All of the data that follows should be retyped exactly, please, except the pictures.

**********

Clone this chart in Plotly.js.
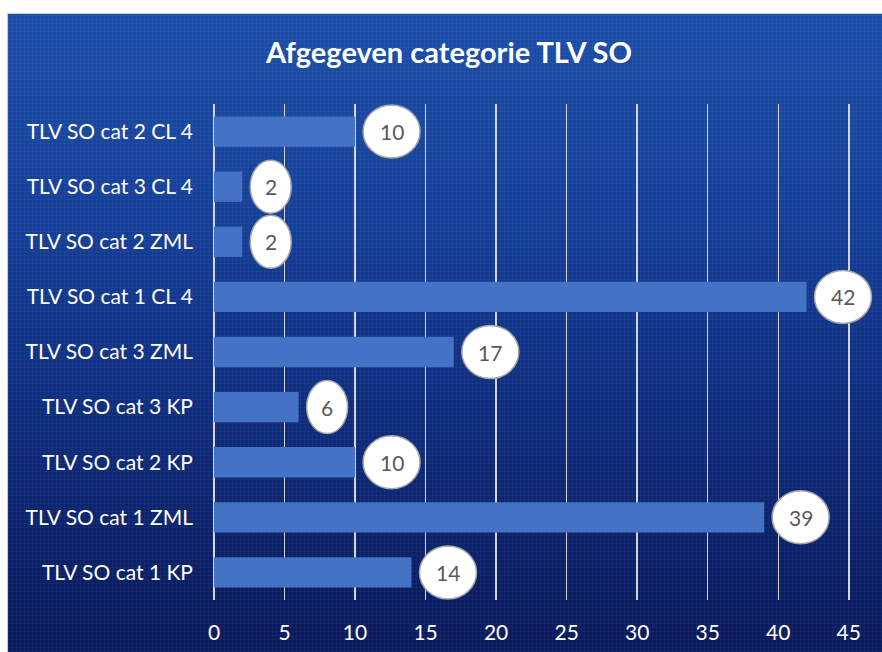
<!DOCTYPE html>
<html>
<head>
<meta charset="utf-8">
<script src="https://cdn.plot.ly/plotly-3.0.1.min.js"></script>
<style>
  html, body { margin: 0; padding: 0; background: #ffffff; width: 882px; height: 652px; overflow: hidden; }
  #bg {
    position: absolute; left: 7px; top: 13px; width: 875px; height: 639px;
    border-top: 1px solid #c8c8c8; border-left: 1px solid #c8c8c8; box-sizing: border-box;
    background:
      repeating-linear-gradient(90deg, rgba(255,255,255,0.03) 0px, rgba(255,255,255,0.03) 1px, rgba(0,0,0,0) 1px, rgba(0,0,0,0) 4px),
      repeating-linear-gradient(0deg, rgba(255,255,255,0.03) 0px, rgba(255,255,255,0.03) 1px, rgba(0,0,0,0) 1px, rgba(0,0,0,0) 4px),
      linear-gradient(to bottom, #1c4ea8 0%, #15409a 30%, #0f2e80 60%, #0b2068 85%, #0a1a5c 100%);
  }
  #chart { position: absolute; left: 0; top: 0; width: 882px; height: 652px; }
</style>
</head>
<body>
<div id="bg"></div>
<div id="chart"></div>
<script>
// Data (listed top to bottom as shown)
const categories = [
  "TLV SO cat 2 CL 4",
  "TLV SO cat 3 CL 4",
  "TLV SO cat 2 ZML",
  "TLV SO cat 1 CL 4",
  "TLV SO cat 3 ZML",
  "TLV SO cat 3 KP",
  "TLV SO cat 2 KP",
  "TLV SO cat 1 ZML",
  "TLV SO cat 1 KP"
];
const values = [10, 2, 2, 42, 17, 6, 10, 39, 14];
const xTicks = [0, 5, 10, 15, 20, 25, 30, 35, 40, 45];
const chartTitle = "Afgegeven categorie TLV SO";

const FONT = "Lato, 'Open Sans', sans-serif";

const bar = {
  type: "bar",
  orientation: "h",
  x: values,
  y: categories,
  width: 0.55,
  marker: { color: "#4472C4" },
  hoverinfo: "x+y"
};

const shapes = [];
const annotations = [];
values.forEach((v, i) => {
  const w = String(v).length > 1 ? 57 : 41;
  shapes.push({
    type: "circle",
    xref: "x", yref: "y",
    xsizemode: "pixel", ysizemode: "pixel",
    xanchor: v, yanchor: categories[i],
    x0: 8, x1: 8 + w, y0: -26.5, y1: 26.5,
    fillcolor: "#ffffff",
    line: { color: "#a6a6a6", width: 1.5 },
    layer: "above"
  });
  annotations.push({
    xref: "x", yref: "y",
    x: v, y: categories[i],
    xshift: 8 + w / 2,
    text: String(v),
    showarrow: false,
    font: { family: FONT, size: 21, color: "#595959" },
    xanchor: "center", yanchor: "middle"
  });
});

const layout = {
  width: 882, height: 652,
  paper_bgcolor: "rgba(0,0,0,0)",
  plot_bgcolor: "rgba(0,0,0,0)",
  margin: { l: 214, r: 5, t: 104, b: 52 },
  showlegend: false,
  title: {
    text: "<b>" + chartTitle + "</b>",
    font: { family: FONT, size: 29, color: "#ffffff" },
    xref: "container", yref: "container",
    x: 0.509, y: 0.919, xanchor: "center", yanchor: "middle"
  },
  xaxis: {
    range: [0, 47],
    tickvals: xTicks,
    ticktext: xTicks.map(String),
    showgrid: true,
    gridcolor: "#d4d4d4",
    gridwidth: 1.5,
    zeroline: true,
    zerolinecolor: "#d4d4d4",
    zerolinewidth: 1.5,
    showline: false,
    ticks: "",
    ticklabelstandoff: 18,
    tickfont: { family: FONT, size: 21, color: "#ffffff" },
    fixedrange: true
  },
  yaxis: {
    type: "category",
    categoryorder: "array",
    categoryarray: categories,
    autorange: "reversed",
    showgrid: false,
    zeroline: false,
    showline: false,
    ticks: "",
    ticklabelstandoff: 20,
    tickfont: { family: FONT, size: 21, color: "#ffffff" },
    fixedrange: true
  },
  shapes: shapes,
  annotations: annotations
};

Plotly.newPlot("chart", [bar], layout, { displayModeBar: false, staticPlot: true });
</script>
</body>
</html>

**********

— FINISHED EXERCISE —
Clone this chart in Plotly.js.
<!DOCTYPE html>
<html>
<head>
<meta charset="utf-8">
<script src="https://cdn.plot.ly/plotly-3.0.1.min.js"></script>
<style>
  html, body { margin: 0; padding: 0; background: #ffffff; width: 882px; height: 652px; overflow: hidden; }
  #bg {
    position: absolute; left: 7px; top: 13px; width: 875px; height: 639px;
    border-top: 1px solid #c8c8c8; border-left: 1px solid #c8c8c8; box-sizing: border-box;
    background:
      repeating-linear-gradient(90deg, rgba(255,255,255,0.03) 0px, rgba(255,255,255,0.03) 1px, rgba(0,0,0,0) 1px, rgba(0,0,0,0) 4px),
      repeating-linear-gradient(0deg, rgba(255,255,255,0.03) 0px, rgba(255,255,255,0.03) 1px, rgba(0,0,0,0) 1px, rgba(0,0,0,0) 4px),
      linear-gradient(to bottom, #1c4ea8 0%, #15409a 30%, #0f2e80 60%, #0b2068 85%, #0a1a5c 100%);
  }
  #chart { position: absolute; left: 0; top: 0; width: 882px; height: 652px; }
</style>
</head>
<body>
<div id="bg"></div>
<div id="chart"></div>
<script>
// Data (listed top to bottom as shown)
const categories = [
  "TLV SO cat 2 CL 4",
  "TLV SO cat 3 CL 4",
  "TLV SO cat 2 ZML",
  "TLV SO cat 1 CL 4",
  "TLV SO cat 3 ZML",
  "TLV SO cat 3 KP",
  "TLV SO cat 2 KP",
  "TLV SO cat 1 ZML",
  "TLV SO cat 1 KP"
];
const values = [10, 2, 2, 42, 17, 6, 10, 39, 14];
const xTicks = [0, 5, 10, 15, 20, 25, 30, 35, 40, 45];
const chartTitle = "Afgegeven categorie TLV SO";

const FONT = "Lato, 'Open Sans', sans-serif";

const bar = {
  type: "bar",
  orientation: "h",
  x: values,
  y: categories,
  width: 0.55,
  marker: { color: "#4472C4" },
  hoverinfo: "x+y"
};

const shapes = [];
const annotations = [];
values.forEach((v, i) => {
  const w = String(v).length > 1 ? 57 : 41;
  shapes.push({
    type: "circle",
    xref: "x", yref: "y",
    xsizemode: "pixel", ysizemode: "pixel",
    xanchor: v, yanchor: categories[i],
    x0: 8, x1: 8 + w, y0: -26.5, y1: 26.5,
    fillcolor: "#ffffff",
    line: { color: "#a6a6a6", width: 1.5 },
    layer: "above"
  });
  annotations.push({
    xref: "x", yref: "y",
    x: v, y: categories[i],
    xshift: 8 + w / 2,
    text: String(v),
    showarrow: false,
    font: { family: FONT, size: 21, color: "#595959" },
    xanchor: "center", yanchor: "middle"
  });
});

const layout = {
  width: 882, height: 652,
  paper_bgcolor: "rgba(0,0,0,0)",
  plot_bgcolor: "rgba(0,0,0,0)",
  margin: { l: 214, r: 5, t: 104, b: 52 },
  showlegend: false,
  title: {
    text: "<b>" + chartTitle + "</b>",
    font: { family: FONT, size: 29, color: "#ffffff" },
    xref: "container", yref: "container",
    x: 0.509, y: 0.919, xanchor: "center", yanchor: "middle"
  },
  xaxis: {
    range: [0, 47],
    tickvals: xTicks,
    ticktext: xTicks.map(String),
    showgrid: true,
    gridcolor: "#d4d4d4",
    gridwidth: 1.5,
    zeroline: true,
    zerolinecolor: "#d4d4d4",
    zerolinewidth: 1.5,
    showline: false,
    ticks: "",
    ticklabelstandoff: 18,
    tickfont: { family: FONT, size: 21, color: "#ffffff" },
    fixedrange: true
  },
  yaxis: {
    type: "category",
    categoryorder: "array",
    categoryarray: categories,
    autorange: "reversed",
    showgrid: false,
    zeroline: false,
    showline: false,
    ticks: "",
    ticklabelstandoff: 20,
    tickfont: { family: FONT, size: 21, color: "#ffffff" },
    fixedrange: true
  },
  shapes: shapes,
  annotations: annotations
};

Plotly.newPlot("chart", [bar], layout, { displayModeBar: false, staticPlot: true });
</script>
</body>
</html>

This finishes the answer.